Last year, she and I drove out in her car – a 2008 John Cooper Works Mini Cooper S named Gilligan. It was comfy it was fine, but it was small. And being girls, the guys in the truck ahead sooooooooort of stopped listening to us, so they “forgot” to stop in Indiana for 93 octane gas, despite us pleading over and over, and saying we weren’t going to make it the 600 miles across Iowa. They don’t sell 93 in Iowa, and Iowa is a really, fucking long state. This is important, because the engine is tuned a certain way, and using a lower quality and lower grade fuel can damage it.
We finally nearly ran out of gas and stopped at a Kum & Go (aka the best gas stations in the Midwest), put in 91 octane. The guys had left us, and our phones were dead. When we finally got back in range, we decided to play a joke.
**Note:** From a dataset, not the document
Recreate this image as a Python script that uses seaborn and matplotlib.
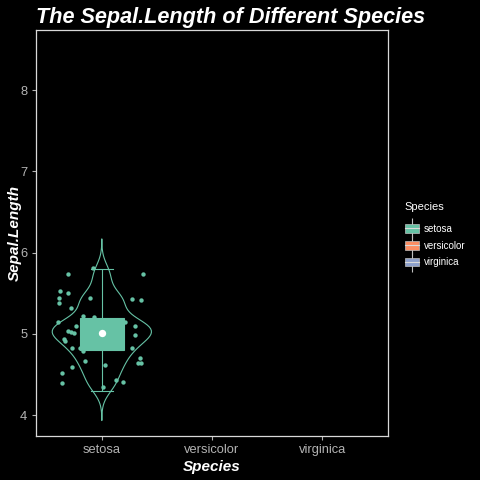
import numpy as np
import pandas as pd
import matplotlib
matplotlib.use('Agg')
import matplotlib.pyplot as plt
import seaborn as sns
from matplotlib.patches import Patch
from matplotlib.lines import Line2D

species = ['setosa', 'versicolor', 'virginica']
palette = ['#66C2A5', '#FC8D62', '#8DA0CB']

# Sepal.Length of setosa (only group drawn in this frame)
setosa_len = [5.1, 4.9, 4.7, 4.6, 5.0, 5.4, 4.6, 5.0, 4.4, 4.9,
              5.4, 4.8, 4.8, 4.3, 5.8, 5.7, 5.4, 5.1, 5.7, 5.1,
              5.4, 5.1, 4.6, 5.1, 4.8, 5.0, 5.0, 5.2, 5.2, 4.7,
              4.8, 5.4, 5.2, 5.5, 4.9, 5.0, 5.5, 4.9, 4.4, 5.1,
              5.0, 4.5, 4.4, 5.0, 5.1, 4.8, 5.1, 4.6, 5.3, 5.0]

# jittered points (offset from category centre, value)
jit_dx = [-0.08, -0.31, 0.37, -0.38, -0.31, -0.39, -0.39, -0.11, 0.27, 0.36,
          -0.28, -0.40, -0.17, -0.075, -0.23, 0.21, 0.30, -0.31, -0.28, -0.25,
          0.30, -0.34, -0.33, 0.27, -0.27, -0.20, -0.17, 0.35, 0.33, 0.36,
          -0.15, 0.03, -0.27, -0.36, -0.36, 0.13, 0.19, 0.015]
jit_y = [5.81, 5.74, 5.74, 5.53, 5.50, 5.44, 5.38, 5.44, 5.43, 5.42,
         5.32, 5.15, 5.22, 5.21, 5.10, 5.14, 5.10, 5.04, 5.02, 5.01,
         4.99, 4.94, 4.91, 4.83, 4.82, 4.82, 4.79, 4.70, 4.64, 4.64,
         4.67, 4.61, 4.59, 4.52, 4.40, 4.43, 4.41, 4.34]

df = pd.DataFrame({'Species': 'setosa', 'Sepal.Length': setosa_len})
col = palette[0]

plt.rcParams['font.family'] = ['Liberation Sans', 'DejaVu Sans']
fig = plt.figure(figsize=(4.8, 4.8), dpi=100, facecolor='black')
ax = fig.add_axes([0.0744, 0.0917, 0.7346, 0.8468], facecolor='black')

sns.violinplot(data=df, x='Species', y='Sepal.Length', order=species, color=col,
               fill=False, inner=None, cut=3, bw_method=0.348, width=0.9,
               linewidth=0.8, saturation=1, ax=ax)
ax.scatter(np.array(jit_dx), jit_y, s=10, color=col, linewidths=0, zorder=1)
sns.boxplot(data=df, x='Species', y='Sepal.Length', order=species, color=col,
            linecolor=col, width=0.4, showfliers=False, saturation=1,
            linewidth=0.8, ax=ax)
ax.scatter([0], [np.mean(setosa_len)], s=28, color='white', linewidths=0, zorder=5)

ax.set_xlim(-0.6, 2.6)
ax.set_ylim(3.742, 8.745)
ax.set_yticks([4, 5, 6, 7, 8])
ax.tick_params(colors='#B3B3B3', labelsize=9.3, length=3, width=0.8, pad=3)
for s in ax.spines.values():
    s.set_color('#D9D9D9')
    s.set_linewidth(0.9)

lab = dict(color='white', fontsize=11, fontweight='bold', fontstyle='italic')
ax.set_xlabel('Species', labelpad=3, **lab)
ax.set_ylabel('Sepal.Length', labelpad=-1, **lab)
ax.set_title('The Sepal.Length of Different Species', loc='left', pad=5,
             color='white', fontsize=15.6, fontweight='bold', fontstyle='italic')

handles = []
for c in palette:
    handles.append((Line2D([], [], color='#BFBFBF', marker='|', markersize=15,
                           linestyle='none', markeredgewidth=0.8),
                    Patch(facecolor=c, edgecolor='#BFBFBF', linewidth=0.5),
                    Line2D([], [], color='#D9D9D9', linewidth=0.8)))
leg = fig.legend(handles, species, title='Species', loc='upper left',
                 bbox_to_anchor=(0.825, 0.5975), frameon=False, fontsize=7,
                 title_fontsize=8, labelcolor='white', handlelength=1.45,
                 handleheight=1.0, handletextpad=0.5, labelspacing=0.7)
leg.get_title().set_color('white')
leg._legend_box.align = 'left'
leg._legend_box.sep = 8.5

fig.savefig('out.png', dpi=100, facecolor='black')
They asked us what octane we used, and we told them that the gas station attendant said 89 octane with a chemical booster should be fine. We weren’t able to keep the joke up for long – both of us know better, and we both started laughing hysterically when the guys started freaking out.
Last year, I also nearly won the National Championships in the old Nissan 240sx. This was a car with 8 years and $80,000 (or so) in development. It was not the prettiest, but it had the most heart and soul. And I worked my butt off to be able to drive it well, and it only took my entire racing career. Massive suspension failure on Day 2 meant I came in second place for the two consecutive days of racing, despite a healthy lead on Day 1.
That car is now gutted and junked, but has been replaced with one with no weaknesses. This car is cleaner, faster, more powerful, and basically does everything the old car did, just better. It’s really a logic and physics defying machine, and given what I know about the courses this year, I would have won, hands down. The only competition I’d have is fast, and gorgeous, and over $300,000 worth of development – but the huge glaring weakness for that person/car is the one in which my car excels.
Unfortunately, due to both some seen, and unforeseen circumstances, I am sitting at my computer at work. I’m not in Nebraska, I’m not racing with 1200 of my friends from all over the country. I actually think nearly every state in the union is represented, Alaska and Hawaii included. I’m not celebrating today, I’m not even really going to enjoy Labor Day weekend, since it’s the first time in years I’m not at big kid summer camp. Yes it was a long drive, yes it was expensive, and yes people gave me funny looks when I was excited about going to Lincoln for two weeks. I didn’t care. And yes, I’ve had my fair share of issues while out there. But no matter how bad things got, the racing part, the actual driving and skill, made it better.
I suppose there’s always next year, but this year, I’ve got a broken heart and no race car to fix it.